Let's look at some of the key players. The NYT article points out that China's Minister of Science and Technology is a former Audi engineer who used to work in Germany. (Incidentally, he's also not a Communist Party member. h/t @darnoc.) In fact, a look at China's Communist Party Politburo and the State Council reveals an overwhelming majority of scientists and engineers with a mere handful of lawyers and MBAs sprinkled among them.

Who in the US government is in charge of auto strategy? Steve Rattner, a former journalist and investment banker, is leading President Obama's Auto Task Force. While Mr. Rattner (and his boss) are undoubtedly smart individuals, it seems clear that the focus is very different from China's.

China's leaders are looking at auto strategy as an engineering question while the US government sees it as more of a finance question.

I don't want to over-generalize this observation. Certainly China must also deal with issues of finance, and the US industry must also continue its impressive record of innovative engineering. However, while China is focused on dominating the future of automobile manufacturing, the US is merely focused on how (or whether) to continue pouring money into a once-proud industry that is saddled with legacy costs and hostile unions.


  1. Greg,

    Your summary very timely and insightful. However, I would not oversimplify it as a financial vs. engineering strategy. China's approach is unique in the sense that it is attempting to balance the political and social agendas with the long-term health of what it considers a "pillar" industry. Recognizing that the industry itself could never on its own make the investment to create the infrastructure for alternative propulsion, China is willing to support the necessary investment in order to position the industry to invest in the technology and still remain financially viable. There isn't a place in the world where this approach is taken - and quite frankly in today's global economy it is a brilliant move which gives China a huge advantage.

    Bill Russo

  2. Thanks again for your comments, Bill.

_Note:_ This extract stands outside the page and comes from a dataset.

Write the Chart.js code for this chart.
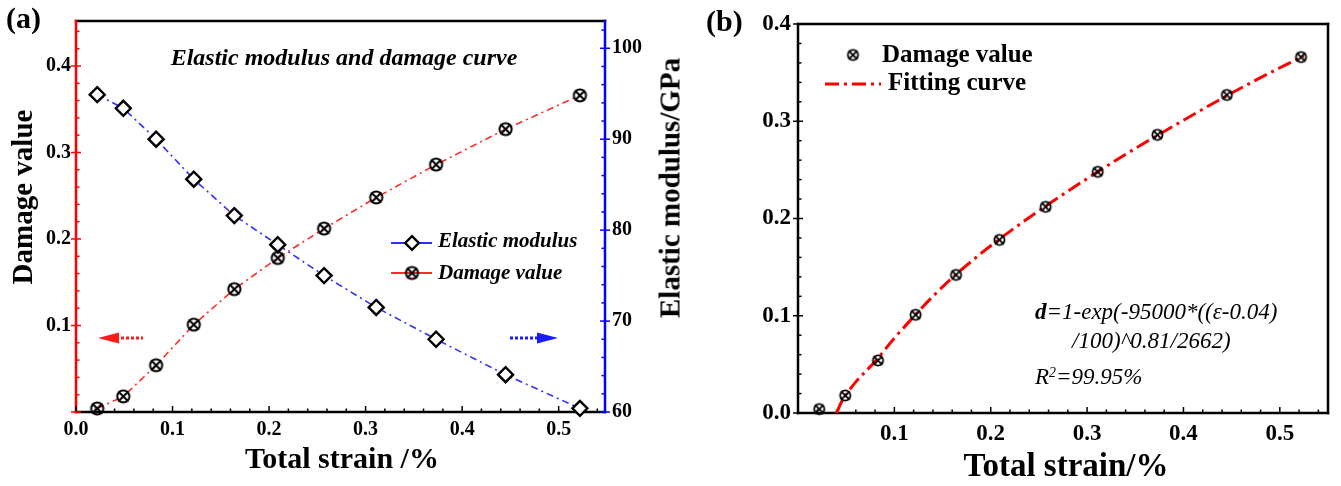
<!DOCTYPE html>
<html lang="en">
<head>
<meta charset="utf-8"/>
<title>Elastic modulus and damage curve</title>
<script src="https://cdn.jsdelivr.net/npm/chart.js@4.4.3/dist/chart.umd.min.js"></script>
<style>
  * { box-sizing: border-box; }
  body {
    margin: 0; background: #fff; width: 1341px; height: 486px; overflow: hidden; position: relative;
    font-family: 'Liberation Serif', 'Times New Roman', serif; color: #000;
  }
  canvas { position: absolute; top: 0; }
  #chartA { left: 0; }
  #chartB { left: 700px; }
  .t { position: absolute; white-space: nowrap; line-height: 1; }
  .b { font-weight: bold; }
  .i { font-style: italic; }
  .c { transform: translateX(-50%); }
  .rot { transform: translate(-50%, -50%) rotate(-90deg); }
  sup { font-size: 0.6em; vertical-align: 0.5em; line-height: 0; }
</style>
</head>
<body>
<canvas id="chartA" width="700" height="486"></canvas>
<canvas id="chartB" width="641" height="486"></canvas>

<div class="t b" style="left:6px;top:3px;font-size:30px">(a)</div>
<div class="t b" style="left:706px;top:6px;font-size:30px">(b)</div>

<div class="t b i c" style="left:344px;top:45px;font-size:24px">Elastic modulus and damage curve</div>
<div class="t b i" style="left:438px;top:230px;font-size:21px">Elastic modulus</div>
<div class="t b i" style="left:438px;top:262px;font-size:21px">Damage value</div>
<div class="t b c" style="left:342px;top:443px;font-size:30px">Total strain /%</div>
<div class="t b rot" style="left:22px;top:197px;font-size:29px">Damage value</div>
<div class="t b rot" style="left:670px;top:188px;font-size:29px">Elastic modulus/GPa</div>

<div class="t b" style="left:882px;top:41px;font-size:25px">Damage value</div>
<div class="t b" style="left:888px;top:69px;font-size:25px">Fitting curve</div>
<div class="t i" style="left:1035px;top:300px;font-size:23px"><b>d</b>=1-exp(-95000*((ε-0.04)</div>
<div class="t i" style="left:1072px;top:329px;font-size:23px">/100)^0.81/2662)</div>
<div class="t i" style="left:1035px;top:365px;font-size:23px">R<sup>2</sup>=99.95%</div>
<div class="t b c" style="left:1066px;top:449px;font-size:33px">Total strain/%</div>

<script>
// values
const strain = [0.022, 0.049, 0.083, 0.122, 0.164, 0.209, 0.257, 0.311, 0.373, 0.445, 0.522];
const damage = [0.004, 0.018, 0.054, 0.101, 0.142, 0.178, 0.212, 0.248, 0.286, 0.327, 0.366];
const modulus = [94.9, 93.4, 90.0, 85.6, 81.6, 78.4, 75.0, 71.5, 68.0, 64.1, 60.4];

// fitting curve in (b), sampled by eye along the red dash-dot line
const fitStrain = [0.040, 0.045, 0.050, 0.060, 0.080, 0.100, 0.120, 0.140, 0.160, 0.180, 0.200, 0.250, 0.300, 0.350, 0.400, 0.450, 0.500, 0.525];
const fitDamage = [0.000, 0.011, 0.019, 0.032, 0.053, 0.077, 0.099, 0.120, 0.139, 0.156, 0.172, 0.208, 0.241, 0.272, 0.301, 0.329, 0.355, 0.367];

const FONT = "'Liberation Serif', 'Times New Roman', serif";
const RED = '#ff2a2a';
const BLUE = '#2f2fff';
const DASHDOT = [7, 4, 2, 4];

Chart.defaults.font.family = FONT;
Chart.defaults.color = '#000';

function makeMarker(size, lw) {
  const c = document.createElement('canvas');
  c.width = size; c.height = size;
  const g = c.getContext('2d');
  const m = size / 2, r = size / 2 - 2.4, d = (size / 2 - 1.5) * 0.72;
  g.strokeStyle = '#000'; g.lineWidth = lw;
  g.beginPath(); g.arc(m, m, r, 0, Math.PI * 2); g.stroke();
  g.beginPath();
  g.moveTo(m - d, m - d); g.lineTo(m + d, m + d);
  g.moveTo(m + d, m - d); g.lineTo(m - d, m + d);
  g.stroke();
  return c;
}
const markerA = makeMarker(17, 2);
const markerB = makeMarker(15, 1.8);

const xy = (xs, ys) => xs.map((x, i) => ({ x, y: ys[i] }));

function frame(chart, col, w) {
  const a = chart.chartArea, ctx = chart.ctx;
  ctx.save();
  ctx.lineWidth = w; ctx.lineCap = 'square';
  const seg = (c, x1, y1, x2, y2) => { ctx.strokeStyle = c; ctx.beginPath(); ctx.moveTo(x1, y1); ctx.lineTo(x2, y2); ctx.stroke(); };
  seg(col.top, a.left, a.top, a.right, a.top);
  seg(col.bottom, a.left, a.bottom, a.right, a.bottom);
  seg(col.left, a.left, a.top, a.left, a.bottom);
  seg(col.right, a.right, a.top, a.right, a.bottom);
  ctx.restore();
}

function ticks(chart, id, step, minor, color, side) {
  const s = chart.scales[id], a = chart.chartArea, ctx = chart.ctx;
  const n = Math.round((s.max - s.min) / minor) + 1;
  ctx.save();
  ctx.strokeStyle = color; ctx.lineWidth = 1.5;
  for (let i = 0; i <= n; i++) {
    const v = s.min + i * minor;
    if (v > s.max + 1e-9) break;
    const major = Math.abs(v / step - Math.round(v / step)) < 1e-6;
    const p = s.getPixelForValue(v);
    ctx.beginPath();
    if (side === 'bottom') {
      ctx.moveTo(p, a.bottom); ctx.lineTo(p, a.bottom - (major ? 6 : 3.5));
    } else if (side === 'left') {
      ctx.moveTo(a.left - (major ? 5 : 0), p); ctx.lineTo(a.left + (major ? 5 : 3.5), p);
    } else {
      ctx.moveTo(a.right + (major ? 5 : 0), p); ctx.lineTo(a.right - (major ? 5 : 3.5), p);
    }
    ctx.stroke();
  }
  ctx.restore();
}

function diamond(ctx, x, y, r) {
  ctx.save();
  ctx.fillStyle = '#fff'; ctx.strokeStyle = '#000'; ctx.lineWidth = 2.4;
  ctx.beginPath();
  ctx.moveTo(x, y - r); ctx.lineTo(x + r, y); ctx.lineTo(x, y + r); ctx.lineTo(x - r, y); ctx.closePath();
  ctx.fill(); ctx.stroke();
  ctx.restore();
}

function hline(ctx, x1, x2, y, color, w, dash) {
  ctx.save();
  ctx.strokeStyle = color; ctx.lineWidth = w; ctx.setLineDash(dash || []);
  ctx.beginPath(); ctx.moveTo(x1, y); ctx.lineTo(x2, y); ctx.stroke();
  ctx.restore();
}

function arrow(ctx, x1, x2, tipX, baseX, y, color) {
  hline(ctx, x1, x2, y, color, 3, [3, 2]);
  ctx.save();
  ctx.fillStyle = color;
  ctx.beginPath(); ctx.moveTo(tipX, y); ctx.lineTo(baseX, y - 5.5); ctx.lineTo(baseX, y + 5.5); ctx.closePath(); ctx.fill();
  ctx.restore();
}

const tickFont = (size) => ({ family: FONT, size, weight: 'bold' });

// ---------------------------------------------------------------------------
// (a) damage value + elastic modulus, double y axis
// ---------------------------------------------------------------------------
const decorA = {
  id: 'decorA',
  beforeDatasetsDraw(chart) {
    frame(chart, { top: '#000', bottom: '#000', left: '#ff0000', right: '#0000ff' }, 2.5);
    ticks(chart, 'x', 0.1, 0.02, '#000', 'bottom');
    ticks(chart, 'y', 0.1, 0.02, '#ff0000', 'left');
    ticks(chart, 'y1', 10, 2, '#0000ff', 'right');
  },
  afterDraw(chart) {
    const ctx = chart.ctx;
    hline(ctx, 391, 432, 243, BLUE, 2.2);
    diamond(ctx, 412, 243, 6.8);
    hline(ctx, 391, 432, 273, RED, 2.2);
    ctx.drawImage(markerA, 412 - 8.5, 273 - 8.5);
    arrow(ctx, 121, 143, 98, 119, 338, '#ff1a1a');
    arrow(ctx, 510, 537, 558, 537, 338, '#1a1aff');
  }
};

new Chart(document.getElementById('chartA'), {
  type: 'line',
  data: {
    datasets: [
      {
        label: 'Elastic modulus', yAxisID: 'y1', data: xy(strain, modulus),
        borderColor: BLUE, borderWidth: 1.6, borderDash: DASHDOT,
        pointStyle: 'rectRot', pointRadius: 7.5, pointBorderWidth: 2.4,
        pointBorderColor: '#000', pointBackgroundColor: '#fff', clip: false
      },
      {
        label: 'Damage value', yAxisID: 'y', data: xy(strain, damage),
        borderColor: RED, borderWidth: 1.6, borderDash: DASHDOT,
        pointStyle: markerA, clip: false
      }
    ]
  },
  options: {
    responsive: false, animation: false, devicePixelRatio: 1,
    layout: { padding: { top: 21, left: 0, right: 0, bottom: 0 } },
    plugins: { legend: { display: false }, tooltip: { enabled: false } },
    scales: {
      x: {
        type: 'linear', min: 0, max: 0.548,
        afterFit(s) { s.height = 74; },
        grid: { display: false, drawTicks: false }, border: { display: false },
        ticks: { stepSize: 0.1, includeBounds: false, padding: 6, font: tickFont(20), callback: (v) => v.toFixed(1) }
      },
      y: {
        position: 'left', min: 0, max: 0.452,
        afterFit(s) { s.width = 76; },
        grid: { display: false, drawTicks: false }, border: { display: false },
        ticks: { stepSize: 0.1, includeBounds: false, padding: 5, font: tickFont(20), callback: (v) => (v === 0 ? '' : v.toFixed(1)) }
      },
      y1: {
        position: 'right', min: 60, max: 103,
        afterFit(s) { s.width = 95; },
        grid: { display: false, drawTicks: false }, border: { display: false },
        ticks: { stepSize: 10, includeBounds: false, padding: 7, font: tickFont(20) }
      }
    }
  },
  plugins: [decorA]
});

// ---------------------------------------------------------------------------
// (b) damage value with fitting curve
// ---------------------------------------------------------------------------
const decorB = {
  id: 'decorB',
  beforeDatasetsDraw(chart) {
    frame(chart, { top: '#000', bottom: '#000', left: '#000', right: '#000' }, 2.5);
    ticks(chart, 'x', 0.1, 0.02, '#000', 'bottom');
    ticks(chart, 'y', 0.1, 0.02, '#000', 'left');
  },
  afterDraw(chart) {
    const ctx = chart.ctx;
    ctx.drawImage(markerB, 153 - 7.5, 55 - 7.5);
    hline(ctx, 125, 181, 84, '#ff0000', 3, [14, 5, 3, 5]);
  }
};

new Chart(document.getElementById('chartB'), {
  type: 'line',
  data: {
    datasets: [
      {
        label: 'Damage value', data: xy(strain, damage), showLine: false,
        pointStyle: markerB, clip: false
      },
      {
        label: 'Fitting curve', data: xy(fitStrain, fitDamage),
        borderColor: '#ff0000', borderWidth: 3, borderDash: [14, 5, 3, 5],
        pointRadius: 0, cubicInterpolationMode: 'monotone', clip: false
      }
    ]
  },
  options: {
    responsive: false, animation: false, devicePixelRatio: 1,
    layout: { padding: { top: 24, left: 0, right: 13, bottom: 0 } },
    plugins: { legend: { display: false }, tooltip: { enabled: false } },
    scales: {
      x: {
        type: 'linear', min: 0, max: 0.55,
        afterFit(s) { s.height = 73; },
        grid: { display: false, drawTicks: false }, border: { display: false },
        ticks: { stepSize: 0.1, includeBounds: false, padding: 7, font: tickFont(23), callback: (v) => (v === 0 ? '' : v.toFixed(1)) }
      },
      y: {
        position: 'left', min: 0, max: 0.4,
        afterFit(s) { s.width = 98; },
        grid: { display: false, drawTicks: false }, border: { display: false },
        ticks: { stepSize: 0.1, padding: 7, font: tickFont(23), callback: (v) => v.toFixed(1) }
      }
    }
  },
  plugins: [decorB]
});
</script>
</body>
</html>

    Re: oversimplification. That was sort of the purpose of my last paragraph. I realize that things are far more complex.

    China is trying to build an industry while the US is trying to rescue one. My intention was to point out that the two activities draw on two very different skill sets.

    Regarding China's approach, as you say above, "there isn't (another) place in the world where this approach is taken..." -- which is exactly why I'll be in China for the rest of this year trying to understand exactly how it works.

  3. I agree with Bill that this is not purely a "financial vs. engineering strategy" - it should also be viewed as an environmental issue.

    Here's what my colleague from EMBARQ ( had to say:
    "The ingenuity of the Chinese is welcomed and should be praised; but focusing on the vehicle technology is not enough, and has little impact in reducing congestion, accidents and urban sprawl."

    Check out my full post about this news on

  4. Thanks for your comments, Erica.

    I cannot disagree at all with your assessments of the environmental impacts.

    I find that many people's views on China's emergence as a player in the auto industry depend very much on which part of the "elephant" they happen to be touching. :)

  5. First blush, seeing an engineer leading the pack as opposed to a finance guy engenders a certain degree of comfort, until we consider that engineers have their particular blind spots, such as the Three Gorgeous Damn Project.

  6. Thank you, Mao Ruiqi.

    Indeed, those blind spots can be particularly destructive when they're ideologically driven, regardless of how talented an engineer one might be.

    And while the skills of finance are also valuable, they can also be destructive when driven by greed.

    You (and the other commenters) raise a very important point. In the end, skills are only part of the equation. What matters more is the driving force behind those skills. Ideology and greed can turn useful, innocuous skills into tools of destruction.